Having said the above, let me talk about what I think the GB have definitely got wrong.
Matthew 24:45–47 is a major example for starters - perhaps the biggest - where I think the GB have overreached themselves.
Could the "slave" be illustrative of a group? Perhaps, but that does not mean it's them.
The verses say "the master" appoints the slave - not that the slave effectively appoints themself, which is what the GB has done, especially in recent years by displacing the rest of who they consider the 144,000.
Also, the slave is said to be looking after Jesus' "household", and is contrasted with a possible "evil slave" who would "beat his fellow slaves". The more the GB has been dogmatic and applied rigid rules and punishments over the years, the more they have separated themselves from that definition by default and tended to look like the latter description of an "evil slave" (which of course they themselves dismiss as not an option).
Importantly, the parable of the faithful slave has something else in common with many others from Jesus which the GB has ignored: the point in time when the "Master" appears.
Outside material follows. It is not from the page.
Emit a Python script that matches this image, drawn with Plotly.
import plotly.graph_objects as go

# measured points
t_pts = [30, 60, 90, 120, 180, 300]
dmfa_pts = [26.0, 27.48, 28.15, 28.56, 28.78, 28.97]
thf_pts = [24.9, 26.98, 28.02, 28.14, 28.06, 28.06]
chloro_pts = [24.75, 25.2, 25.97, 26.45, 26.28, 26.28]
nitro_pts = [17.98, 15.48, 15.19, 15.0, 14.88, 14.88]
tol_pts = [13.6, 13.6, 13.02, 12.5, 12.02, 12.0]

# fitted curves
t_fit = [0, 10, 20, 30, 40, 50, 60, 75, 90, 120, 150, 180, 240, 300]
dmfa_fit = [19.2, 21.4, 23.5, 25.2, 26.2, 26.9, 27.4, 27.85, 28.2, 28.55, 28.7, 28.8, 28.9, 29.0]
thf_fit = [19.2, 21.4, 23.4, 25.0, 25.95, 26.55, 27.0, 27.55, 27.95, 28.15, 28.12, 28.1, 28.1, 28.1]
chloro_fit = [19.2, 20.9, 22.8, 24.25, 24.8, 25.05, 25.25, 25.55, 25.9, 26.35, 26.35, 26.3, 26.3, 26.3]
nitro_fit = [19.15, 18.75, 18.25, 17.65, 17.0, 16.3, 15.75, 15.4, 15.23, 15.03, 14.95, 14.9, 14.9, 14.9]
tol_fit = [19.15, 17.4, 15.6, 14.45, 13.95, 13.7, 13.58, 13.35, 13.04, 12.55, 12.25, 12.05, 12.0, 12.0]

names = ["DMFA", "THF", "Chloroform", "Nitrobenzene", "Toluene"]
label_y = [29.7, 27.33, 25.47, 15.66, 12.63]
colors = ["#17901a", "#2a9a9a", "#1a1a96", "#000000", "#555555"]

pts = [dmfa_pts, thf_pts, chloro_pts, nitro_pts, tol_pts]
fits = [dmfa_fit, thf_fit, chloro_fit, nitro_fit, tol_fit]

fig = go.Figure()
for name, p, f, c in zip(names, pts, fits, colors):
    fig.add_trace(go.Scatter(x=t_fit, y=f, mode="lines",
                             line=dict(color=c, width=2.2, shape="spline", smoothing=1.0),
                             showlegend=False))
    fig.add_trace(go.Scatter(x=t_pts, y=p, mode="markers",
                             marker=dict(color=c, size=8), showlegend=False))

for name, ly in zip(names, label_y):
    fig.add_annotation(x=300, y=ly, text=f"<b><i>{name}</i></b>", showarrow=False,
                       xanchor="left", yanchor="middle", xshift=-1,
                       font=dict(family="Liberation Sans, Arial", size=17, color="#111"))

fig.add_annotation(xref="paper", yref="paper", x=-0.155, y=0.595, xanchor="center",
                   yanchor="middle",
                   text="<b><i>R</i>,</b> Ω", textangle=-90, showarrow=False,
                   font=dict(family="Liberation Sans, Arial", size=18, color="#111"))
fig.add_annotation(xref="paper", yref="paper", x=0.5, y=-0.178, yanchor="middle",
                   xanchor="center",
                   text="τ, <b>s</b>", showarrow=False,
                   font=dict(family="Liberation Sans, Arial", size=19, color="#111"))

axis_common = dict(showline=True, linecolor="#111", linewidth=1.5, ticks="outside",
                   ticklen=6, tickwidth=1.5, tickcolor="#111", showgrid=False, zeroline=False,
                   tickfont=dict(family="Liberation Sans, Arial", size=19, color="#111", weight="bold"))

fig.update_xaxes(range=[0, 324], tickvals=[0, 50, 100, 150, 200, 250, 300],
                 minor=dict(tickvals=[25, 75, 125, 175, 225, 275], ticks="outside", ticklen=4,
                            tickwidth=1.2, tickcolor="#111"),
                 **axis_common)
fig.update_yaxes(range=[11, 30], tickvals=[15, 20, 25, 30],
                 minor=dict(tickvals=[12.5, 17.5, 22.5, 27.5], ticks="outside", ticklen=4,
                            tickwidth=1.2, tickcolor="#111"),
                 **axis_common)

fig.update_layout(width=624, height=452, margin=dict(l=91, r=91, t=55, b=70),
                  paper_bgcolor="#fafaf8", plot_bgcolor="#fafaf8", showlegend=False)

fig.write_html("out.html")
- In the parable of the virgins, the master/groom appears just before the wedding and goes into the feast.
- In the parable of the sheep and goats, the master appears just before judgement to begin separating the two groups.
- In the parable of the talents, the master appears at the end to reward each slave for how they've used the talents.
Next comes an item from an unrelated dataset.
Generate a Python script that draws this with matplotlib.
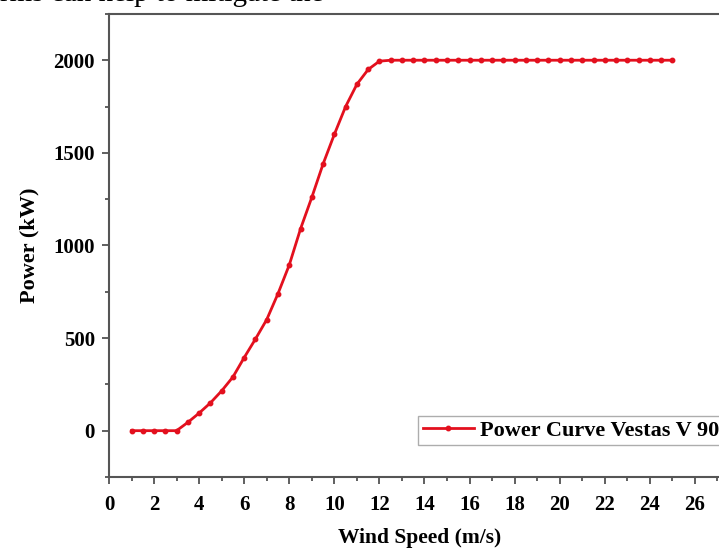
import matplotlib
matplotlib.use("Agg")
import matplotlib.pyplot as plt
from matplotlib.ticker import MultipleLocator

plt.rcParams['font.family'] = ['Liberation Serif', 'DejaVu Serif']

# Vestas V90 power curve
wind_speed = [1, 1.5, 2, 2.5, 3, 3.5, 4, 4.5, 5, 5.5, 6, 6.5, 7, 7.5, 8, 8.5,
              9, 9.5, 10, 10.5, 11, 11.5, 12, 12.5, 13, 13.5, 14, 14.5, 15,
              15.5, 16, 16.5, 17, 17.5, 18, 18.5, 19, 19.5, 20, 20.5, 21,
              21.5, 22, 22.5, 23, 23.5, 24, 24.5, 25]
power = [0, 0, 0, 0, 0, 45, 95, 150, 215, 290, 395, 495, 600, 740, 895, 1090,
         1260, 1440, 1600, 1750, 1870, 1950, 1995, 2000, 2000, 2000, 2000,
         2000, 2000, 2000, 2000, 2000, 2000, 2000, 2000, 2000, 2000, 2000,
         2000, 2000, 2000, 2000, 2000, 2000, 2000, 2000, 2000, 2000, 2000]

xticks = list(range(0, 27, 2))
yticks = [0, 500, 1000, 1500, 2000]

fig = plt.figure(figsize=(7.19, 5.48), dpi=100)
ax = fig.add_axes([0.1516, 0.1296, 0.8776, 0.845])

red = '#e3101e'
ax.plot(wind_speed, power, color=red, lw=2, marker='o', ms=3.2,
        label='Power Curve Vestas V 90')

ax.set_xlim(0, 28)
ax.set_ylim(-250, 2250)
ax.set_xticks(xticks)
ax.set_yticks(yticks)
ax.xaxis.set_minor_locator(MultipleLocator(1))
ax.yaxis.set_minor_locator(MultipleLocator(250))

for s in ax.spines.values():
    s.set_color('#555555')
    s.set_linewidth(1.5)
ax.tick_params(which='major', direction='out', length=5, width=1.2,
               color='#444444', labelsize=15, pad=5)
ax.tick_params(which='minor', direction='out', length=3, width=1.2,
               color='#444444')
ax.tick_params(axis='x', which='major', pad=8)
for lab in ax.get_xticklabels() + ax.get_yticklabels():
    lab.set_fontweight('bold')

ax.set_ylabel('Power (kW)', fontsize=16, fontweight='bold', labelpad=10)
fig.text(420 / 719, 1 - 538 / 548, 'Wind Speed (m/s)', fontsize=15.5,
         fontweight='bold', ha='center', va='center')

leg = ax.legend(loc='lower left', bbox_to_anchor=(0.49, 0.069),
                borderaxespad=0, fancybox=False, handlelength=2.3,
                prop={'weight': 'bold', 'size': 16}, borderpad=0.2,
                handletextpad=0.3)
leg.get_frame().set_edgecolor('#999999')
leg.get_frame().set_linewidth(1.0)

# fragment of the surrounding page text, cut off at the top
fig.text(0.0, 1 - 7 / 548, 'rms can help to mitigate the', fontsize=21,
         ha='left', va='bottom')

fig.savefig('out.png', dpi=100)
What's the common factor? That the master/groom arrives, coming from a long distance, near the end of events to render judgement/outcome.
So it's far more likely that in the FDS parable too, Jesus is talking about coming at the end of the system just before Armageddon to assess those claiming to represent him and reward faithful servants, not at some time that is now over 100 years ago! That faithful "slave", whether an individual or a group, is then appointed to feed the people after that time forward.
There are a wealth of scriptural reasons why the GB interpretation of the parable of the FDS is wrong. Another could be that it implies Jesus is going to wholly reward a single specific organisation, but the scriptures suggest that Jesus will take faithful ones from wherever he finds them, not just one single group. At Matthew 13, for example, the wheat are "scattered" among the weeds and indistinguishable until the "harvest". If the JW Org alone was the only one standing out, that would contradict those words.